[Python-Dev] Accumulation module

Tim Peters tim.one at comcast.net
Tue Jan 13 15:59:18 EST 2004


[Raymond Hettinger]
> I'm working a module with some accumulation/reduction/statistical
> formulas:

There are several statistical pkgs available for Python right now, so I hope
you're scouring them for ideas and algorithms.

> average(iterable):
> stddev(iterable, sample=False)

sample should probably default to True (since that's what most people really
want, even if they don't realize it).

> product(iterable)
> nlargest(iterable, n=1)
> nsmallest(iterable, n=1)
>
> The questions that have arisen so far are:
>
> * What to call the module
>
> * What else should be in it?
>
> * Is "sample" a good keyword to distinguish from population stddev?

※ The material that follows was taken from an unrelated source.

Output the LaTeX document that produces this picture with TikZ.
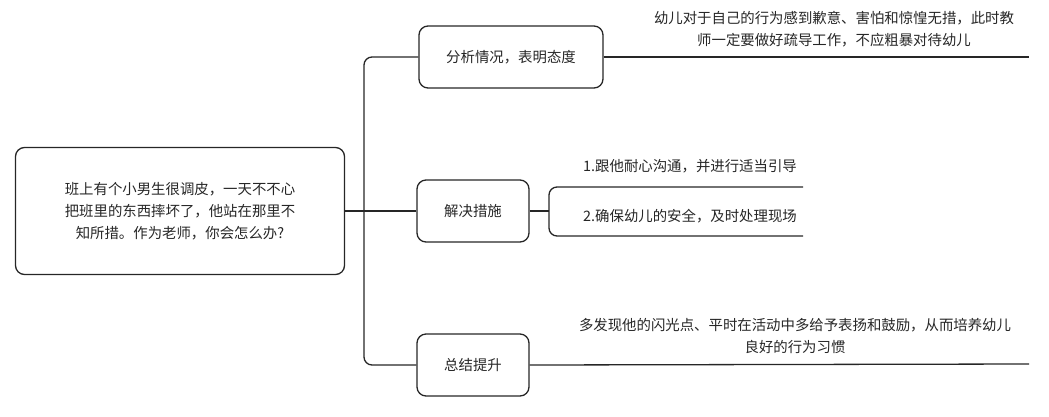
\documentclass[tikz,border=0pt]{standalone}
\usepackage{fontspec}
\setmainfont{Noto Sans CJK SC}
\usetikzlibrary{positioning, calc}

\begin{document}
\begin{tikzpicture}[x=1pt, y=-1pt,
    topic/.style={draw=black!85, line width=1.3pt, rounded corners=9pt, align=center,
        inner sep=0pt, font=\fontsize{14.4}{22}\selectfont, text=black!85},
    note/.style={align=center, inner sep=0pt, font=\fontsize{14.4}{22.5}\selectfont, text=black!85},
    link/.style={draw=black!85, line width=1.3pt, rounded corners=8pt}
  ]
    \useasboundingbox (0,0) rectangle (1049,416);

    % Central question
    \node[topic, minimum width=329pt, minimum height=127pt] (root) at (180,211)
        {班上有个小男生很调皮，一天不不心\\把班里的东西摔坏了，他站在那里不\\知所措。作为老师，你会怎么办?};

    % Three branches
    \node[topic, minimum width=184pt, minimum height=62pt] (analyse) at (511,57) {分析情况，表明态度};
    \node[topic, minimum width=112pt, minimum height=62pt] (solve) at (473,211) {解决措施};
    \node[topic, minimum width=112pt, minimum height=62pt] (sum) at (473,365) {总结提升};

    % Trunk
    \coordinate (fork) at (364,211);
    \draw[link] (root.east) -- (fork) -- (solve.west);
    \draw[link] (analyse.west) -| (fork) |- (sum.west);

    % Leaves of the first branch
    \coordinate (analyseend) at (1029,57);
    \draw[link] (analyse.east) -- (analyseend);
    \node[note] (analysetext) at (834,29)
        {幼儿对于自己的行为感到歉意、害怕和惊惶无措，此时教\\师一定要做好疏导工作，不应粗暴对待幼儿};

    % Leaves of the second branch
    \coordinate (brk) at (549,211);
    \coordinate (stepone) at (803,187);
    \coordinate (steptwo) at (803,236);
    \draw[link] (solve.east) -- (brk);
    \draw[link] (stepone) -- (brk |- stepone) -- (brk |- steptwo) -- (steptwo);
    \node[note] (steponetext) at (690,166) {1.跟他耐心沟通，并进行适当引导};
    \node[note] (steptwotext) at (690,216) {2.确保幼儿的安全，及时处理现场};

    % Leaves of the third branch
    \coordinate (sumend) at (1029,364);
    \draw[link] (sum.east) -- (sumend);
    \node[note] (sumtext) at (795,336)
        {多发现他的闪光点、平时在活动中多给予表扬和鼓励，从而培养幼儿\\良好的行为习惯};

\end{tikzpicture}
\end{document}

I think so, but I'm sure you're looking at what other pkgs do <wink>.

> * There seems to be a speed/space choice on how to implement
> nlargest/nsmallest.  The faster way lists out the entire iterable,
> heapifies it, and pops off the top n elements.  The slower way is less
> memory intensive:  build only a n-length heap and then just do a
> heapreplace when necessary.  Note, heapq is used for both (I use
> operator.neg to swap between largest and smallest).

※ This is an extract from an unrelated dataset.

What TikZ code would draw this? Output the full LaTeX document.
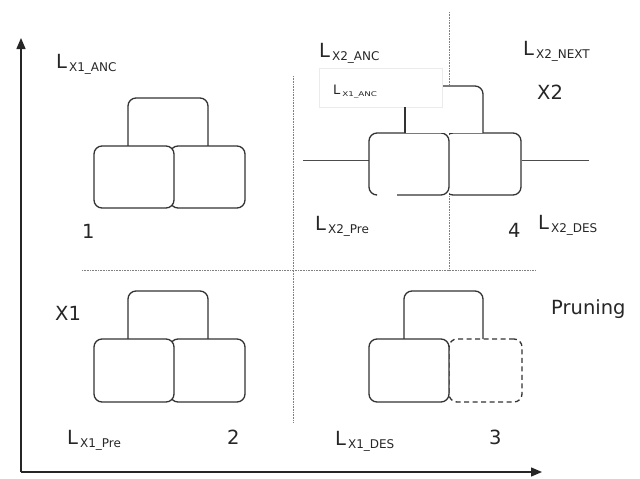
\documentclass[tikz,border=0pt]{standalone}
\usepackage{fontspec}
\setmainfont{DejaVu Sans}
\usetikzlibrary{arrows.meta}
\newcommand{\lab}[1]{L\hspace{2pt}\raisebox{-3pt}{\fontsize{12}{12}\selectfont #1}}
\begin{document}
\begin{tikzpicture}[x=1pt,y=-1pt,
  blk/.style={draw=black!80,line width=1.3pt,rounded corners=8pt,fill=white,inner sep=0pt},
  conn/.style={draw=black!80,line width=1.3pt,rounded corners=8pt},
  dotl/.style={draw=black!50,line width=1pt,dash pattern=on 0.8pt off 0.8pt},
  txt/.style={anchor=base west,inner sep=0pt,text=black!85,font=\fontsize{19.5}{19.5}\selectfont},
  axis/.style={draw=black!85,line width=1.4pt,-{Triangle[length=11pt,width=9pt]}}]
\useasboundingbox (0,0) rectangle (640,479);
% axes
\coordinate (o) at (21,472);
\coordinate (ytop) at (21,38);
\coordinate (xend) at (542,472);
\draw[axis] (o) -- (ytop);
\draw[axis] (o) -- (xend);
% dotted guide lines
\coordinate (v1a) at (293,76); \coordinate (v1b) at (293,423);
\coordinate (v2a) at (449,12); \coordinate (v2b) at (449,270);
\coordinate (ha) at (82,270); \coordinate (hb) at (535,270);
\draw[dotl] (v1a) -- (v1b);
\draw[dotl] (v2a) -- (v2b);
\draw[dotl] (ha) -- (hb);
% group 1
\draw[conn,fill=white] (128,146) -- (128,98) -- (208,98) -- (208,146);
\node[blk,minimum width=75pt,minimum height=62pt] (g1r) at (207.5,177) {};
\node[blk,minimum width=80pt,minimum height=62pt] (g1l) at (134,177) {};
% group 2
\draw[conn,fill=white] (128,339) -- (128,291) -- (208,291) -- (208,339);
\node[blk,minimum width=75pt,minimum height=63pt] (g2r) at (207.5,370.5) {};
\node[blk,minimum width=80pt,minimum height=63pt] (g2l) at (134,370.5) {};
% group 3
\draw[conn,fill=white] (404,339) -- (404,291) -- (483,291) -- (483,339);
\node[blk,dash pattern=on 5pt off 3.5pt,minimum width=73pt,minimum height=63pt] (g3r) at (485.5,370.5) {};
\node[blk,minimum width=80pt,minimum height=63pt] (g3l) at (409,370.5) {};
% group 4
\coordinate (hl1) at (303,160); \coordinate (hl2) at (589,160);
\node[blk,minimum width=76pt,minimum height=62pt] (g4r) at (483,164) {};
\draw[draw=black!70,line width=0.8pt] (hl1) -- (g4r.west |- hl1);
\draw[draw=black!70,line width=0.8pt] (g4r.east |- hl2) -- (hl2);
\fill[white] (369,133) rectangle (449,195);
\draw[conn] (397,195) -- (449,195) -- (449,133) -- (369,133) -- (369,195) -- (376,195);
\node[draw=none,fill=white,minimum width=78pt,minimum height=47pt,inner sep=0pt] (g4u) at (444,109.5) {};
\draw[conn] (405,133) -- (405,86) -- (483,86) -- (483,133);
% label box
\node[fill=white,draw=black!8,line width=0.8pt,minimum width=123pt,minimum height=39pt,inner sep=0pt] (lbox) at (380.5,87.5) {};
\draw[conn] (405,133) -- (405,107);
\node[anchor=base west,inner sep=0pt,text=black!85] (lsmall) at (333,94) {\fontsize{13}{13}\selectfont L\hspace{2pt}\raisebox{-2pt}{\scalebox{1.35}[1]{\fontsize{6.5}{6.5}\selectfont X1\_ANC}}};
% texts
\node[txt] (t1anc) at (56,68) {\lab{X1\_ANC}};
\node[txt] (t2anc) at (319,57) {\lab{X2\_ANC}};
\node[txt] (t2next) at (523,55) {\lab{X2\_NEXT}};
\node[txt] (tx2) at (537,99) {X2};
\node[txt] (t2pre) at (315,230) {\lab{X2\_Pre}};
\node[txt] (t4) at (508,237) {4};
\node[txt] (t2des) at (538,229) {\lab{X2\_DES}};
\node[txt] (t1) at (82,238) {1};
\node[txt] (tx1) at (55,320) {X1};
\node[txt] (t1pre) at (67,444) {\lab{X1\_Pre}};
\node[txt] (t2) at (227,444) {2};
\node[txt] (t1des) at (335,445) {\lab{X1\_DES}};
\node[txt] (t3) at (489,444) {3};
\node[txt] (tpr) at (551,314) {Pruning};
\end{tikzpicture}
\end{document}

So long as n is significantly smaller than the # of elements in the
iterable, I expect the latter way is also faster.  For example, consider
n=1, and let N be the # of incoming elements.  Then N-1 comparisons are
necessary and sufficient (to find the min, or the max).  Using a heap of
size 1 achieves that.  Heapifying a list of N elements requires more
comparisons than that ("it varies", and while heapifying is O(N), it's not
exactly N).  In effect, all the work a heap of size N does to distinguish
among elements larger/smaller than the n smallest/largest so far is wasted,
as those can have no effect on the final result.

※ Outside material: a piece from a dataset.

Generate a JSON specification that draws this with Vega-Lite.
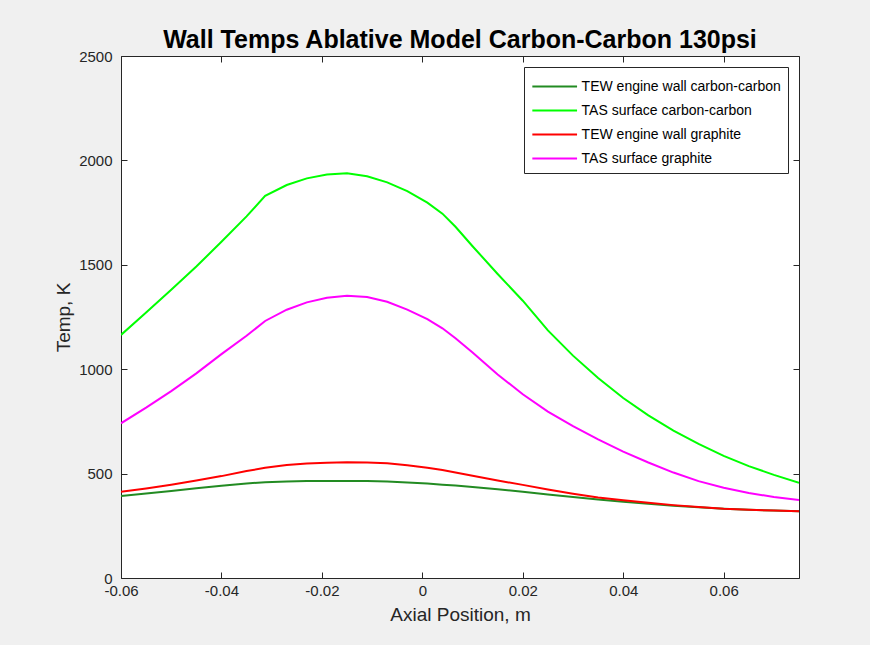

> * Is there a way to compute the standard deviation without multiple
> passes over the data (one to compute the mean and a second to sum the
> squares of the differences from the mean?

The textbook formula does it in one pass, by accumulating running totals of
the elements and of their squares.  It's numerically atrocious, though, and
should never be used (it can even end up delivering a negative result!).
Knuth gives a much better recurrence formula for this, doing one-pass
computation of variance in a numerically stable way.